Ducking leadership tribunals, placing his family in senior governmental positions, yes this is the man to get PNG the best LNG deal!
Papua New Guinea's Leader 'Fights Tribunal'
Papua New Guinea leader Michael Somare is fighting to stop a tribunal being set up to hear allegations of official misconduct against him, according to his spokeswoman.
Somare, who has led the impoverished island nation for 16 of its 35 years of independence, would be forced to hand over to his deputy for the duration of any probe into his alleged failure to report his finances in the 1990s.
His lawyers have sought to stop the tribunal being set up, saying that another case also alleging financial reporting improprieties by Somare more than a decade ago must be dealt with first.
"The PM's lawyers have asked for an injunction on setting up a tribunal until a substantive matter has been heard by the Supreme Court," Somare's spokeswoman and daughter Betha Somare told AFP via telephone from Port Moresby on Saturday.
Betha Somare said that if the chief justice did decide to go ahead and establish a leadership tribunal, the prime minister would hand the reins of government to his deputy while the case was heard.
"Once the tribunal is set, the PM has to step aside. He says that he will step aside," she said.
The tribunal would consider whether Somare failed to submit records of his pay, as required of all public office holders, during the 1990s, she said.
Betha Somare said the calls for an investigation into the issue were politically motivated and that the prime minister's enemies would "use it to the limit".
"They have tried to pin so many other things on him and they haven't been able to and this is what they've found," she said.
Somare has been under pressure to resign all year, with the veteran leader thwarting a parliamentary no-confidence vote in July triggered by the defection of some MPs only by abruptly adjourning proceedings until November.
At the time, parliament was outraged at the adjournment, and in wild scenes Somare reportedly crossed the floor to tell an opposition lawmaker "you're dead meat".
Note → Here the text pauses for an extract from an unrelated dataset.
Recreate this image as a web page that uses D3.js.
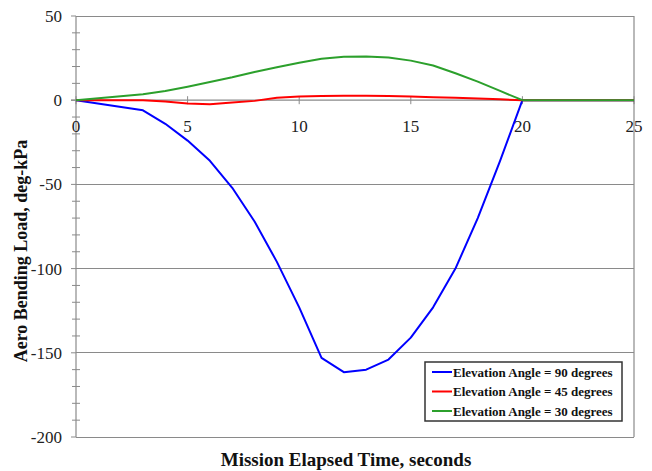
<!DOCTYPE html>
<html>
<head>
<meta charset="utf-8">
<script src="https://cdn.jsdelivr.net/npm/d3@7"></script>
<style>
  html, body { margin: 0; padding: 0; background: #fff; }
  svg { display: block; }
  text { font-family: "Liberation Serif", "Times New Roman", serif; }
</style>
</head>
<body>
<svg id="chart" width="652" height="471"></svg>
<script>
// Mission elapsed time (s) at which the loads were evaluated
const timeSec = [0, 3, 4, 5, 6, 7, 8, 9, 10, 11, 12, 13, 14, 15, 16, 17, 18, 19, 20, 25];

// Aero bending load (deg-kPa) for each elevation angle
const load90 = [0, -6, -14, -24, -36, -52, -72, -96, -123, -153, -161.5, -160, -154, -141, -123, -100, -70, -36, 0, 0];
const load45 = [0, 0, -0.8, -2, -2.4, -1.4, -0.4, 1.4, 2.2, 2.5, 2.6, 2.6, 2.5, 2.2, 1.8, 1.4, 1, 0.5, 0, 0];
const load30 = [0, 3.5, 5.5, 8, 10.8, 13.6, 16.8, 19.6, 22.2, 24.6, 25.8, 26, 25.4, 23.5, 20.6, 16, 11, 5.5, 0, 0];

const seriesNames = ["Elevation Angle = 90 degrees", "Elevation Angle = 45 degrees", "Elevation Angle = 30 degrees"];
const seriesColors = ["#0000ff", "#ff0000", "#2ca02c"];

const xTicks = [0, 5, 10, 15, 20, 25];
const yTicks = [50, 0, -50, -100, -150, -200];

const svg = d3.select("#chart");
const plot = { left: 76, right: 634, top: 16, bottom: 437 };

const x = d3.scaleLinear().domain([0, 25]).range([plot.left, plot.right]);
const y = d3.scaleLinear().domain([-200, 50]).range([plot.bottom, plot.top]);

const gridColor = "#8a8a8a";

// Horizontal gridlines at major y values
svg.append("g").selectAll("line")
  .data(yTicks.filter(v => v !== 0))
  .join("line")
  .attr("x1", plot.left).attr("x2", plot.right)
  .attr("y1", d => y(d)).attr("y2", d => y(d))
  .attr("stroke", gridColor).attr("stroke-width", 1)
  .attr("shape-rendering", "crispEdges");

// Right border of the plot area
svg.append("line")
  .attr("x1", plot.right).attr("x2", plot.right)
  .attr("y1", plot.top).attr("y2", plot.bottom)
  .attr("stroke", gridColor).attr("stroke-width", 1.2);

// Y axis with major labels and minor cross ticks every 10
const yAxisG = svg.append("g").attr("transform", `translate(${plot.left},0)`);
yAxisG.append("line")
  .attr("x1", 0).attr("x2", 0).attr("y1", plot.top).attr("y2", plot.bottom)
  .attr("stroke", gridColor).attr("stroke-width", 1.2);
yAxisG.selectAll("line.minor")
  .data(d3.range(-190, 50, 10).filter(v => v % 50 !== 0))
  .join("line").attr("class", "minor")
  .attr("x1", -4).attr("x2", 4)
  .attr("y1", d => y(d)).attr("y2", d => y(d))
  .attr("stroke", gridColor).attr("stroke-width", 1);
yAxisG.selectAll("line.major")
  .data(yTicks)
  .join("line").attr("class", "major")
  .attr("x1", -5).attr("x2", 0)
  .attr("y1", d => y(d)).attr("y2", d => y(d))
  .attr("stroke", gridColor).attr("stroke-width", 1);
yAxisG.selectAll("text")
  .data(yTicks)
  .join("text")
  .attr("x", -14).attr("y", d => y(d))
  .attr("dy", "0.35em")
  .attr("text-anchor", "end")
  .attr("font-size", 17)
  .attr("fill", "#222")
  .text(d => d);

// X axis drawn along zero load
const xAxisG = svg.append("g").attr("transform", `translate(0,${y(0)})`);
xAxisG.append("line")
  .attr("x1", plot.left - 5).attr("x2", plot.right)
  .attr("stroke", gridColor).attr("stroke-width", 1.2);
xAxisG.selectAll("line.tick")
  .data(xTicks)
  .join("line").attr("class", "tick")
  .attr("x1", d => x(d)).attr("x2", d => x(d))
  .attr("y1", -4).attr("y2", 4)
  .attr("stroke", gridColor).attr("stroke-width", 1);
xAxisG.selectAll("text")
  .data(xTicks)
  .join("text")
  .attr("x", d => x(d)).attr("y", 26)
  .attr("dy", "0.35em")
  .attr("text-anchor", "middle")
  .attr("font-size", 17)
  .attr("fill", "#222")
  .text(d => d);

// Load curves
const line = d3.line().x(d => x(d[0])).y(d => y(d[1]));
const allSeries = [load90, load45, load30];
// 90 first, then 45, then 30 so green sits on top along the zero line
svg.append("g").selectAll("path")
  .data(allSeries)
  .join("path")
  .attr("d", vals => line(timeSec.map((t, i) => [t, vals[i]])))
  .attr("fill", "none")
  .attr("stroke", (d, i) => seriesColors[i])
  .attr("stroke-width", 2)
  .attr("stroke-linejoin", "round");

// Axis titles
svg.append("text")
  .attr("x", 346).attr("y", 466)
  .attr("text-anchor", "middle")
  .attr("font-size", 19).attr("font-weight", "bold")
  .attr("fill", "#111")
  .text("Mission Elapsed Time, seconds");

svg.append("text")
  .attr("transform", "translate(27,251) rotate(-90)")
  .attr("text-anchor", "middle")
  .attr("font-size", 18).attr("font-weight", "bold")
  .attr("fill", "#111")
  .text("Aero Bending Load, deg-kPa");

// Legend
const legend = svg.append("g").attr("transform", "translate(425,362)");
legend.append("rect")
  .attr("width", 197).attr("height", 59)
  .attr("fill", "#fff").attr("stroke", "#333").attr("stroke-width", 1.5);
const rows = legend.selectAll("g.row")
  .data(seriesNames)
  .join("g").attr("class", "row")
  .attr("transform", (d, i) => `translate(0,${10 + i * 19.5})`);
rows.append("line")
  .attr("x1", 7).attr("x2", 27)
  .attr("stroke", (d, i) => seriesColors[i]).attr("stroke-width", 2);
rows.append("text")
  .attr("x", 28).attr("dy", "0.35em")
  .attr("font-size", 13).attr("font-weight", "bold")
  .attr("fill", "#111")
  .text(d => d);
</script>
</body>
</html>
His spokeswoman said the 74-year-old leader was confident he would not lose his position as prime minister of Papua New Guinea, which is on the cusp of a resources boom thanks to the development of gas deposits.
In response to opposition claims of corruption, Betha Somare said the country was not perfect.
"But that doesn't mean that the party that's in government has to step down because in all governments anywhere in the world these sorts of things happen," she said.